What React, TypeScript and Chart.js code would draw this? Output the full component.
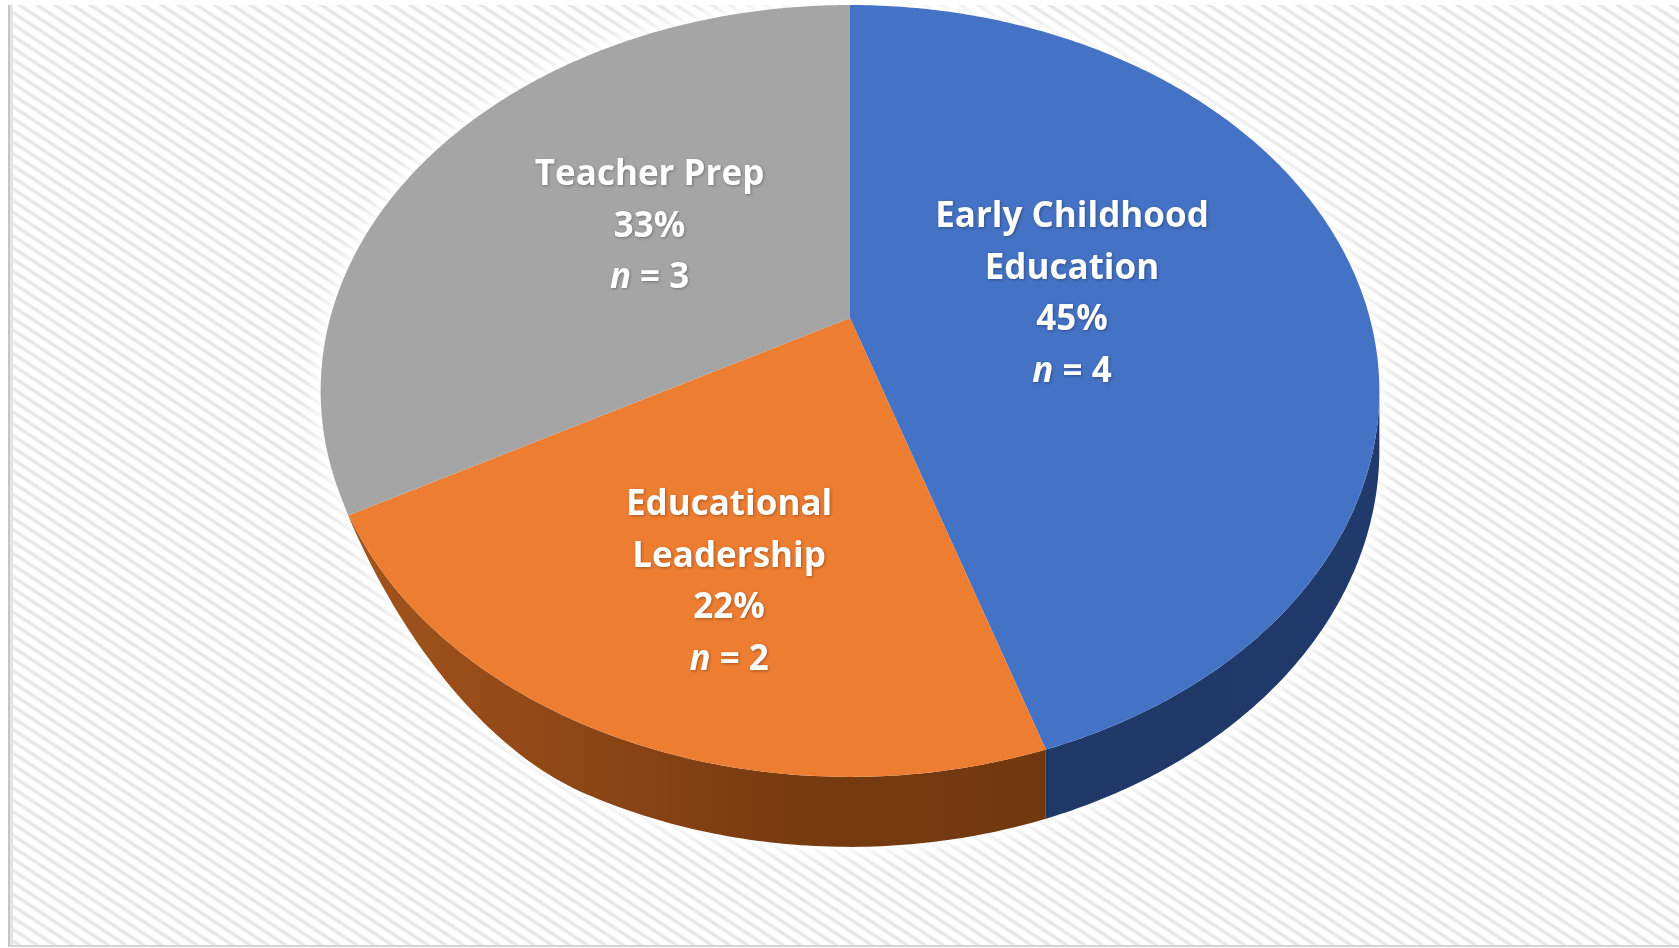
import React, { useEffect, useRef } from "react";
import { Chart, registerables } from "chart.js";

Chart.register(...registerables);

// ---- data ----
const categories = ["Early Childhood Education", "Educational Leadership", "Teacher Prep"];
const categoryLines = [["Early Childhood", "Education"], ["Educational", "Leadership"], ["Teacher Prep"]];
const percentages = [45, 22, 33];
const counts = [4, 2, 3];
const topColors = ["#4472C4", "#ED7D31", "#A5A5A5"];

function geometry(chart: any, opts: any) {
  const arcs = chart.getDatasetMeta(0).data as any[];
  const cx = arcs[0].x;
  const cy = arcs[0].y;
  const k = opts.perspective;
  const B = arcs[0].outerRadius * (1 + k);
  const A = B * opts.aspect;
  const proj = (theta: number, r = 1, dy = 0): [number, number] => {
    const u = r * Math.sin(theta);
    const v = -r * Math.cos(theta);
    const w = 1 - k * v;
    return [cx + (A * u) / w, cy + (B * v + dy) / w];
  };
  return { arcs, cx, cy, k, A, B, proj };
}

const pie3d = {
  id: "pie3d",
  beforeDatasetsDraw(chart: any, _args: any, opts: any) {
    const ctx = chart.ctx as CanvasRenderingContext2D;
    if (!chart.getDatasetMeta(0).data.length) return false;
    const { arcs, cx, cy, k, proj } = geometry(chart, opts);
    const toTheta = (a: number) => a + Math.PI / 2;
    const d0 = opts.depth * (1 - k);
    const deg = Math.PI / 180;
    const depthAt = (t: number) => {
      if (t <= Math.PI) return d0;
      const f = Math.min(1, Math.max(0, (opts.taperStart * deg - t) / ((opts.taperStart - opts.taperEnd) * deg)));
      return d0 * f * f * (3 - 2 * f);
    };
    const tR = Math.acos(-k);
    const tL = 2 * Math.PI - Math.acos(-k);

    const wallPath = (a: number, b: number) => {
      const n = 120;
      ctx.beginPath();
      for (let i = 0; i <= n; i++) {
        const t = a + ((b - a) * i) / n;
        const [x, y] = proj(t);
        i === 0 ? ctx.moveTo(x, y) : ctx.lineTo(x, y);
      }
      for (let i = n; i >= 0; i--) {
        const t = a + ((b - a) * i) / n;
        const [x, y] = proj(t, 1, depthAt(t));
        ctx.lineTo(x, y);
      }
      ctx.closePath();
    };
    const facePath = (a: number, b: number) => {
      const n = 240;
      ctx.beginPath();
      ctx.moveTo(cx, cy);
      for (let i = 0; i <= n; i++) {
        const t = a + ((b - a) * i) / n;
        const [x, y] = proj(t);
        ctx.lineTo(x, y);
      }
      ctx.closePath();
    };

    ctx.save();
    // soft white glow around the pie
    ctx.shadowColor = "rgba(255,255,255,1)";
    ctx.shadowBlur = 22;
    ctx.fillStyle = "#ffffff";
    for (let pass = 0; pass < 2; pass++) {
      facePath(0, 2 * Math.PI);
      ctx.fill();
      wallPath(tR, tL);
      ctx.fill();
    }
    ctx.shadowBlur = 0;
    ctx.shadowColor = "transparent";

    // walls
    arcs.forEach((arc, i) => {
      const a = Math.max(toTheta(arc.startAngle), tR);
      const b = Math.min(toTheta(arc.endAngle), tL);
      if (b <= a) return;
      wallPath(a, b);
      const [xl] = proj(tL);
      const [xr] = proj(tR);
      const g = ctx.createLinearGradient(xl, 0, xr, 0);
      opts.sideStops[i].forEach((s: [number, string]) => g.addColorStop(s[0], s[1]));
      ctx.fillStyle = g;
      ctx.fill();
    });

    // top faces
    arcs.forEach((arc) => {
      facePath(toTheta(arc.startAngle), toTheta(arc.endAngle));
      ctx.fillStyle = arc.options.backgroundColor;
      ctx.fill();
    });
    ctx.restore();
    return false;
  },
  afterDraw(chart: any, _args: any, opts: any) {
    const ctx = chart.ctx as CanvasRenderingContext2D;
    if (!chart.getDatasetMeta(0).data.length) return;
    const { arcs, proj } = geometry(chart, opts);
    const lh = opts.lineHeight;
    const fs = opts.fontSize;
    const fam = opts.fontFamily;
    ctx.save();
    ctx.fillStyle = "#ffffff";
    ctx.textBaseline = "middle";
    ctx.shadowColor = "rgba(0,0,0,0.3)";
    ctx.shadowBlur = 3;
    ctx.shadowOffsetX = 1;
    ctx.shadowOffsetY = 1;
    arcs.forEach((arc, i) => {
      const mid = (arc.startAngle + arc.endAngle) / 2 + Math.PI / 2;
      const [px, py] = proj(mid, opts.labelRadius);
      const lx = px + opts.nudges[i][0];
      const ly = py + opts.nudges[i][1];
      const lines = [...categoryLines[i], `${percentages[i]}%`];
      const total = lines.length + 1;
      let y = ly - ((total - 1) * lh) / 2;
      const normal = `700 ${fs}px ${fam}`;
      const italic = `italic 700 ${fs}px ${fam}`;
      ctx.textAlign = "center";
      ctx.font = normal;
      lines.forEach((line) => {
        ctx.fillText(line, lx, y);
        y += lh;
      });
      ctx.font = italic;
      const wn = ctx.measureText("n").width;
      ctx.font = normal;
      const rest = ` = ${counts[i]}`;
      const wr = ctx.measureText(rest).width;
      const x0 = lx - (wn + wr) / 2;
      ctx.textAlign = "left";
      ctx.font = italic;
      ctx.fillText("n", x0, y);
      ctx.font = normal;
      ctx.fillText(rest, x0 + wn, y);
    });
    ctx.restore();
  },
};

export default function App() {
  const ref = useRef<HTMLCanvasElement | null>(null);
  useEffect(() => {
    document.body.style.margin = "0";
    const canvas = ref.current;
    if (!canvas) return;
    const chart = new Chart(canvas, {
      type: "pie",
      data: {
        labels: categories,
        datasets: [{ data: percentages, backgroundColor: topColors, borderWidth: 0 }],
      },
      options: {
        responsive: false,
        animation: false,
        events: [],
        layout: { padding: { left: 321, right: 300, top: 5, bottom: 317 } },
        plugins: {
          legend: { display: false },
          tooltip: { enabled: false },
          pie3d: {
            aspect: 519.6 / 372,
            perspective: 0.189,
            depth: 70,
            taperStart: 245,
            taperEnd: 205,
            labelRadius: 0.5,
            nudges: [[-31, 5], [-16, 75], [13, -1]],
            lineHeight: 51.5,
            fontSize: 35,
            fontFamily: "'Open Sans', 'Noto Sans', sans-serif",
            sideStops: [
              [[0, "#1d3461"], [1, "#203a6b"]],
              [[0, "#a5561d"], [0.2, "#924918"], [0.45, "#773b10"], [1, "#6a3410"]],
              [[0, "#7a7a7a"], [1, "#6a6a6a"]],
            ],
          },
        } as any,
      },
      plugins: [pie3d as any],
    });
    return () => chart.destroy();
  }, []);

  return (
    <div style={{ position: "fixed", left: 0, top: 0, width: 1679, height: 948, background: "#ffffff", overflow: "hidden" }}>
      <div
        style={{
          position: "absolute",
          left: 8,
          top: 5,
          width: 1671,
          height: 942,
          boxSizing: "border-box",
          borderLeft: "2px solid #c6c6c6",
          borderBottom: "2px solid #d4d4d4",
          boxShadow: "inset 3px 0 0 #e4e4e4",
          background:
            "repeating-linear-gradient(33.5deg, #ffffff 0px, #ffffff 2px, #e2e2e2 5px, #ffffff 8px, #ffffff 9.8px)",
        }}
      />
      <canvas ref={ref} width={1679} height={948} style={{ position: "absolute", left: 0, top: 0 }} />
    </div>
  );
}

Given request
Set the pictures aside and transcribe the data above exactly.

Answer
What React, TypeScript and Chart.js code would draw this? Output the full component.
import React, { useEffect, useRef } from "react";
import { Chart, registerables } from "chart.js";

Chart.register(...registerables);

// ---- data ----
const categories = ["Early Childhood Education", "Educational Leadership", "Teacher Prep"];
const categoryLines = [["Early Childhood", "Education"], ["Educational", "Leadership"], ["Teacher Prep"]];
const percentages = [45, 22, 33];
const counts = [4, 2, 3];
const topColors = ["#4472C4", "#ED7D31", "#A5A5A5"];

function geometry(chart: any, opts: any) {
  const arcs = chart.getDatasetMeta(0).data as any[];
  const cx = arcs[0].x;
  const cy = arcs[0].y;
  const k = opts.perspective;
  const B = arcs[0].outerRadius * (1 + k);
  const A = B * opts.aspect;
  const proj = (theta: number, r = 1, dy = 0): [number, number] => {
    const u = r * Math.sin(theta);
    const v = -r * Math.cos(theta);
    const w = 1 - k * v;
    return [cx + (A * u) / w, cy + (B * v + dy) / w];
  };
  return { arcs, cx, cy, k, A, B, proj };
}

const pie3d = {
  id: "pie3d",
  beforeDatasetsDraw(chart: any, _args: any, opts: any) {
    const ctx = chart.ctx as CanvasRenderingContext2D;
    if (!chart.getDatasetMeta(0).data.length) return false;
    const { arcs, cx, cy, k, proj } = geometry(chart, opts);
    const toTheta = (a: number) => a + Math.PI / 2;
    const d0 = opts.depth * (1 - k);
    const deg = Math.PI / 180;
    const depthAt = (t: number) => {
      if (t <= Math.PI) return d0;
      const f = Math.min(1, Math.max(0, (opts.taperStart * deg - t) / ((opts.taperStart - opts.taperEnd) * deg)));
      return d0 * f * f * (3 - 2 * f);
    };
    const tR = Math.acos(-k);
    const tL = 2 * Math.PI - Math.acos(-k);

    const wallPath = (a: number, b: number) => {
      const n = 120;
      ctx.beginPath();
      for (let i = 0; i <= n; i++) {
        const t = a + ((b - a) * i) / n;
        const [x, y] = proj(t);
        i === 0 ? ctx.moveTo(x, y) : ctx.lineTo(x, y);
      }
      for (let i = n; i >= 0; i--) {
        const t = a + ((b - a) * i) / n;
        const [x, y] = proj(t, 1, depthAt(t));
        ctx.lineTo(x, y);
      }
      ctx.closePath();
    };
    const facePath = (a: number, b: number) => {
      const n = 240;
      ctx.beginPath();
      ctx.moveTo(cx, cy);
      for (let i = 0; i <= n; i++) {
        const t = a + ((b - a) * i) / n;
        const [x, y] = proj(t);
        ctx.lineTo(x, y);
      }
      ctx.closePath();
    };

    ctx.save();
    // soft white glow around the pie
    ctx.shadowColor = "rgba(255,255,255,1)";
    ctx.shadowBlur = 22;
    ctx.fillStyle = "#ffffff";
    for (let pass = 0; pass < 2; pass++) {
      facePath(0, 2 * Math.PI);
      ctx.fill();
      wallPath(tR, tL);
      ctx.fill();
    }
    ctx.shadowBlur = 0;
    ctx.shadowColor = "transparent";

    // walls
    arcs.forEach((arc, i) => {
      const a = Math.max(toTheta(arc.startAngle), tR);
      const b = Math.min(toTheta(arc.endAngle), tL);
      if (b <= a) return;
      wallPath(a, b);
      const [xl] = proj(tL);
      const [xr] = proj(tR);
      const g = ctx.createLinearGradient(xl, 0, xr, 0);
      opts.sideStops[i].forEach((s: [number, string]) => g.addColorStop(s[0], s[1]));
      ctx.fillStyle = g;
      ctx.fill();
    });

    // top faces
    arcs.forEach((arc) => {
      facePath(toTheta(arc.startAngle), toTheta(arc.endAngle));
      ctx.fillStyle = arc.options.backgroundColor;
      ctx.fill();
    });
    ctx.restore();
    return false;
  },
  afterDraw(chart: any, _args: any, opts: any) {
    const ctx = chart.ctx as CanvasRenderingContext2D;
    if (!chart.getDatasetMeta(0).data.length) return;
    const { arcs, proj } = geometry(chart, opts);
    const lh = opts.lineHeight;
    const fs = opts.fontSize;
    const fam = opts.fontFamily;
    ctx.save();
    ctx.fillStyle = "#ffffff";
    ctx.textBaseline = "middle";
    ctx.shadowColor = "rgba(0,0,0,0.3)";
    ctx.shadowBlur = 3;
    ctx.shadowOffsetX = 1;
    ctx.shadowOffsetY = 1;
    arcs.forEach((arc, i) => {
      const mid = (arc.startAngle + arc.endAngle) / 2 + Math.PI / 2;
      const [px, py] = proj(mid, opts.labelRadius);
      const lx = px + opts.nudges[i][0];
      const ly = py + opts.nudges[i][1];
      const lines = [...categoryLines[i], `${percentages[i]}%`];
      const total = lines.length + 1;
      let y = ly - ((total - 1) * lh) / 2;
      const normal = `700 ${fs}px ${fam}`;
      const italic = `italic 700 ${fs}px ${fam}`;
      ctx.textAlign = "center";
      ctx.font = normal;
      lines.forEach((line) => {
        ctx.fillText(line, lx, y);
        y += lh;
      });
      ctx.font = italic;
      const wn = ctx.measureText("n").width;
      ctx.font = normal;
      const rest = ` = ${counts[i]}`;
      const wr = ctx.measureText(rest).width;
      const x0 = lx - (wn + wr) / 2;
      ctx.textAlign = "left";
      ctx.font = italic;
      ctx.fillText("n", x0, y);
      ctx.font = normal;
      ctx.fillText(rest, x0 + wn, y);
    });
    ctx.restore();
  },
};

export default function App() {
  const ref = useRef<HTMLCanvasElement | null>(null);
  useEffect(() => {
    document.body.style.margin = "0";
    const canvas = ref.current;
    if (!canvas) return;
    const chart = new Chart(canvas, {
      type: "pie",
      data: {
        labels: categories,
        datasets: [{ data: percentages, backgroundColor: topColors, borderWidth: 0 }],
      },
      options: {
        responsive: false,
        animation: false,
        events: [],
        layout: { padding: { left: 321, right: 300, top: 5, bottom: 317 } },
        plugins: {
          legend: { display: false },
          tooltip: { enabled: false },
          pie3d: {
            aspect: 519.6 / 372,
            perspective: 0.189,
            depth: 70,
            taperStart: 245,
            taperEnd: 205,
            labelRadius: 0.5,
            nudges: [[-31, 5], [-16, 75], [13, -1]],
            lineHeight: 51.5,
            fontSize: 35,
            fontFamily: "'Open Sans', 'Noto Sans', sans-serif",
            sideStops: [
              [[0, "#1d3461"], [1, "#203a6b"]],
              [[0, "#a5561d"], [0.2, "#924918"], [0.45, "#773b10"], [1, "#6a3410"]],
              [[0, "#7a7a7a"], [1, "#6a6a6a"]],
            ],
          },
        } as any,
      },
      plugins: [pie3d as any],
    });
    return () => chart.destroy();
  }, []);

  return (
    <div style={{ position: "fixed", left: 0, top: 0, width: 1679, height: 948, background: "#ffffff", overflow: "hidden" }}>
      <div
        style={{
          position: "absolute",
          left: 8,
          top: 5,
          width: 1671,
          height: 942,
          boxSizing: "border-box",
          borderLeft: "2px solid #c6c6c6",
          borderBottom: "2px solid #d4d4d4",
          boxShadow: "inset 3px 0 0 #e4e4e4",
          background:
            "repeating-linear-gradient(33.5deg, #ffffff 0px, #ffffff 2px, #e2e2e2 5px, #ffffff 8px, #ffffff 9.8px)",
        }}
      />
      <canvas ref={ref} width={1679} height={948} style={{ position: "absolute", left: 0, top: 0 }} />
    </div>
  );
}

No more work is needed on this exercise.